As he worked, scratching away at bricks nobody will see, he told me some of the weirdest things he’s ever pulled out of a chimney. Towels, pillows and blankets, shoved inside to stop a down-draught and forgotten about; many dead birds; once, a bag of marijuana.
He doesn’t do many open fireplaces, he said, as he eased the brush back down and unsnapped the sections. Mainly wood-burners, although dead birds are still common in those. He took away the Perspex and we considered the tidy pyramid of dislodged grit the brush had brought down. “About a third of a bucket,” he said. “That’s pretty good - often it’s a bucket or more.”
Most of it was old mortar, loosened from the bricks. Some, I suppose, was ash. He went to get a bucket from his van and when I came back, the room was tidy and the fireplace bald and empty. Safe. Later that night we’d light the fire and the flames drew easily and well, leaping high into the chimney.
How our houses can still surprise us! Nine metres! Also, it’s likely the chimney is a double-stack. There’s possibly a boarded-over fireplace upstairs in the main bedroom - another, quite possibly, in our daughter’s room. I learned recently there was even a third chimney that had been dismantled by a previous owner. He repurposed the bricks and used them, prettily, in the garden.
When we moved in, we found a box of neat white lengths of rope - spare sashes for the double-hung windows. We’re about to replace some of these - they’re become swollen shut, or soft with damp - and builders have already torn out the wooden surrounds in the bedrooms.

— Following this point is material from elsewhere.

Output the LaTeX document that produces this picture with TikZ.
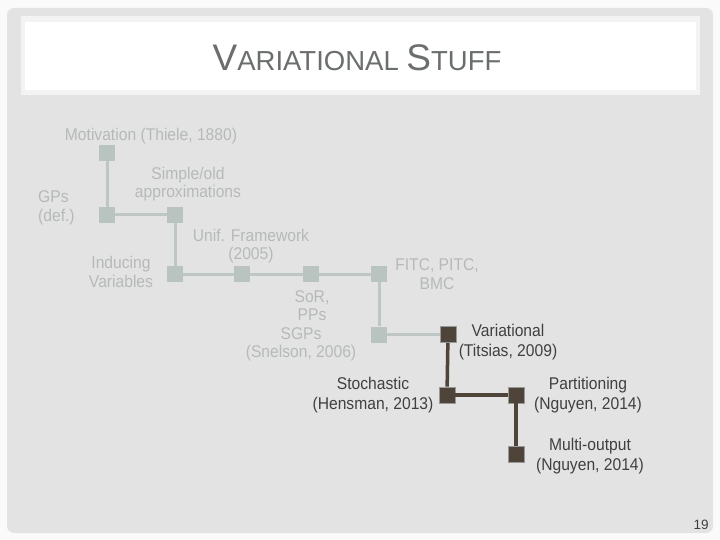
\documentclass[tikz,border=0pt]{standalone}
\usepackage{fontspec}
\setmainfont{Liberation Sans}
\newfontfamily\narrowfont[FakeStretch=0.92]{Liberation Sans}
\definecolor{pagebg}{HTML}{FAFAFA}
\definecolor{panel}{HTML}{E3E3E3}
\definecolor{band}{HTML}{F3F3F3}
\definecolor{lightfill}{HTML}{B9C3BF}
\definecolor{lightline}{HTML}{BEC7C3}
\definecolor{lighttext}{HTML}{B5BAB8}
\definecolor{darkfill}{HTML}{4F4439}
\definecolor{darkline}{HTML}{4F4439}
\definecolor{darktext}{HTML}{404040}
\definecolor{titlegrey}{HTML}{6A6E6C}
\tikzset{
  lnode/.style={rectangle, minimum size=16pt, inner sep=0pt, fill=lightfill},
  dnode/.style={rectangle, minimum size=16pt, inner sep=0pt, fill=darkfill, draw=black!40, line width=0.6pt},
  llink/.style={draw=lightline, line width=3pt},
  dlink/.style={draw=darkline, line width=3.5pt},
  ltext/.style={text=lighttext, align=center, inner sep=0pt, font=\narrowfont\fontsize{17}{18.5}\selectfont},
  dtext/.style={text=darktext, align=center, inner sep=0pt, font=\narrowfont\fontsize{17}{19.5}\selectfont}
}
\begin{document}
\begin{tikzpicture}[x=1pt,y=-1pt]
\useasboundingbox (0,0) rectangle (720,540);
\fill[pagebg] (0,0) rectangle (720,540);
\fill[panel, rounded corners=7pt] (7,8) rectangle (713,533);
\fill[band] (21,16) rectangle (700,95);
\fill[white] (25,22) rectangle (696,90);
\node[text=titlegrey, inner sep=0pt] (title) at (357,58)
  {\fontsize{37}{37}\selectfont V\fontsize{27.5}{27.5}\selectfont ARIATIONAL \fontsize{37}{37}\selectfont S\fontsize{27.5}{27.5}\selectfont TUFF};

% nodes
\node[lnode] (m) at (107,153) {};
\node[lnode] (g) at (107,215) {};
\node[lnode] (s) at (175,215) {};
\node[lnode] (i) at (175,274) {};
\node[lnode] (u) at (242,274) {};
\node[lnode] (so) at (311,274) {};
\node[lnode] (f) at (379,274) {};
\node[lnode] (sn) at (379,334.5) {};
\node[dnode] (v) at (448,334.5) {};
\node[dnode] (st) at (447,395) {};
\node[dnode] (p) at (516,395) {};
\node[dnode] (mo) at (516,454.5) {};

% links
\path[llink] (m) -- (g);
\path[llink] (g) -- (s);
\path[llink] (s) -- (i);
\path[llink] (i) -- (u);
\path[llink] (u) -- (so);
\path[llink] (so) -- (f);
\path[llink] (f) -- (sn);
\path[llink] (sn) -- (v);
\path[dlink] (v) -- (st);
\path[dlink] (st) -- (p);
\path[dlink] (p) -- (mo);

% labels
\node[ltext] (tm) at (151,136) {Motivation (Thiele, 1880)};
\node[ltext, align=left, anchor=west] (tg) at (38,208) {GPs\\(def.)};
\node[ltext] (ts) at (188,184) {Simple/old\\approximations};
\node[ltext] (tu) at (251,246) {Unif. Framework\\(2005)};
\node[ltext] (ti) at (121,272) {Inducing\\Variables};
\node[ltext] (tso) at (301,326) {\hspace*{22pt}SoR,\\\hspace*{22pt}PPs\\SGPs\\(Snelson, 2006)};
\node[ltext] (tf) at (437,274) {FITC, PITC,\\BMC};
\node[dtext] (tv) at (508,342) {Variational\\(Titsias, 2009)};
\node[dtext] (tst) at (373,395) {Stochastic\\(Hensman, 2013)};
\node[dtext] (tp) at (588,395) {Partitioning\\(Nguyen, 2014)};
\node[dtext] (tmo) at (590,456) {Multi-output\\(Nguyen, 2014)};
\node[text=darktext, inner sep=0pt, font=\fontsize{13.5}{13.5}\selectfont] (pg) at (701,525) {19};
\end{tikzpicture}
\end{document}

This exposed hidden cavities each side of the windows, where the pendulous counterweights are still hanging. Nobody has disturbed these for nearly 100 years. I wonder about the men who put them in.
When the boards were ripped off and piled in the hallway, I noticed many had looping pencilled writing across them. Mostly these were numerals. But whoever wrote these notes in 1929, may have learned their cursive script in a Victorian schoolroom. I’m telling you - the charm.

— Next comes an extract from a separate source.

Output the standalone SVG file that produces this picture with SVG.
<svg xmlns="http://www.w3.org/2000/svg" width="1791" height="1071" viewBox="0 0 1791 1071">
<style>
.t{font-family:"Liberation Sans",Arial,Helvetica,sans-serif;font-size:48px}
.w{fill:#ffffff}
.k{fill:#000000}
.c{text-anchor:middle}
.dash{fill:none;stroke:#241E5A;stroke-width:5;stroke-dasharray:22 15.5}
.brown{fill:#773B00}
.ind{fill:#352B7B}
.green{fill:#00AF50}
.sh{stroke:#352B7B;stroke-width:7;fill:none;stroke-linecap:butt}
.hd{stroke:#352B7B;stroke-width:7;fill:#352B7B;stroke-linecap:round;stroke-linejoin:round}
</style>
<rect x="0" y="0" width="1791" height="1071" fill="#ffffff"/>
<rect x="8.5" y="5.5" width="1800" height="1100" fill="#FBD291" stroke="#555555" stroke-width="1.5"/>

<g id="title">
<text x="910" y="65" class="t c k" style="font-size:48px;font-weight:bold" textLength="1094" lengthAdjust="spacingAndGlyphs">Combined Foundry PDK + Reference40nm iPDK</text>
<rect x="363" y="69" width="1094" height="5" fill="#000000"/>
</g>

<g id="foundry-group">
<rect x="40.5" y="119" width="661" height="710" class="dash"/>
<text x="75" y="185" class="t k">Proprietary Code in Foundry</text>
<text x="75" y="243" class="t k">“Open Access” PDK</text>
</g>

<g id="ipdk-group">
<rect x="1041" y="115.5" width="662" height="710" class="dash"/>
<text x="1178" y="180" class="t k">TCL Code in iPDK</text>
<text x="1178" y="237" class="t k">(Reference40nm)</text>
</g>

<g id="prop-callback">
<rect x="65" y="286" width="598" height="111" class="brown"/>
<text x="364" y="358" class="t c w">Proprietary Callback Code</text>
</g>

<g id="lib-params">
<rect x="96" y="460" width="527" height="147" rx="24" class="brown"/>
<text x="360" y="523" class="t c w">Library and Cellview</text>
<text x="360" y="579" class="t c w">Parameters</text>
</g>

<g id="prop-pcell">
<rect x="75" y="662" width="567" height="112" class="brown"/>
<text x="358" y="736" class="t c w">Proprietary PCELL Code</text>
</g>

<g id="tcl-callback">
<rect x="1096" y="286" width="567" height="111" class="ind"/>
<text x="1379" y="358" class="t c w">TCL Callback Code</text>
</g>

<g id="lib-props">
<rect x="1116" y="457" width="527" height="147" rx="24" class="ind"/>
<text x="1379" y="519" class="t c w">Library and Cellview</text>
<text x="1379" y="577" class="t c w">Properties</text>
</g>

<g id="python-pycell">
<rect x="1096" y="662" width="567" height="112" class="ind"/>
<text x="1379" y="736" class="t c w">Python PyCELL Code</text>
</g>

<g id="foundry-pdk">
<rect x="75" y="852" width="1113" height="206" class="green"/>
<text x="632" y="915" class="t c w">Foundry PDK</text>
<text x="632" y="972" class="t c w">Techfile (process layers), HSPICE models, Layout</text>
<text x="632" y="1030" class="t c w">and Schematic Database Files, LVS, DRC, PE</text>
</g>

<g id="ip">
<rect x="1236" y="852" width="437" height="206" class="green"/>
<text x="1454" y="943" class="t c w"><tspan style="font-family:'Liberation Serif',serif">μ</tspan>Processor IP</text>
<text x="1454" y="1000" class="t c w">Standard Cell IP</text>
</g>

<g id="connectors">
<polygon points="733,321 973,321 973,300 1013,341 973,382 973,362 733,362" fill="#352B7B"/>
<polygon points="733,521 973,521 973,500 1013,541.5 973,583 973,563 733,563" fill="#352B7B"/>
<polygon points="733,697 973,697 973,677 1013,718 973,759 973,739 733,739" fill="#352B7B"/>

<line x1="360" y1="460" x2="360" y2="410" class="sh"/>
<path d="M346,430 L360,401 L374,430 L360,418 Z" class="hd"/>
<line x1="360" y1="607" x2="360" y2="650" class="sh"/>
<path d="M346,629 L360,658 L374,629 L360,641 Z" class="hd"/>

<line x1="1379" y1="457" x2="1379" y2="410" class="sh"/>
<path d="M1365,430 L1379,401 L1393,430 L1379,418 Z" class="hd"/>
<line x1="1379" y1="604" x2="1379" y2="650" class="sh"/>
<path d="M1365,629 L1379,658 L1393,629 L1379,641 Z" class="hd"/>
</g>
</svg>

It’s now our turn to write a chapter for this house. She’s thundered with our voices and footsteps, absorbed our breath, coughed our woodsmoke, groaned and shifted in heavy weather and wobbled in weak-to-moderate earthquakes in the nearly seven years we’ve lived here. But we’re taking away her diseased parts and returning her to as much splendour as we can afford. She’s been good to us, and we owe her this.
Everyone deserves a clean sweep.
If you fancy giving your flues a good squeaking, you can do much worse than Alan at Chimney Magic. But be quick - he’s semi-retiring next year and will only service the Hutt valley after that. Don’t tell him I sent you, because he’ll have already forgotten me.
I can’t thank you enough if you’ve signed up recently or pledged a paid subscription if one day I turn these on. You’re wonderful. I’m having a lovely time doing this. Every week I have an appointment to keep. With you. (That said, these school holidays may throw a spanner in the works). Muh-WAH to everyone for being so ENABLING!
A lovely domestic tale! It reminds me of the wonderful old 1920s cottage I lived in as a child. I used to climb up into the built-in bedroom closets with a torch (flashlight) and read the old newspaper articles and adverts from the pages that had been used to line the inside walls. We now live in a house built in the early 1960s. When we moved in we did find a borded up fireplace in a wall when renovating, and inside it there was letter written by the children who used to live there.
Oh love this, as I too love old houses and chimney sweeps. I'm just glad he didn't have a nimble 5 year old boy to clamber up those 9 metres.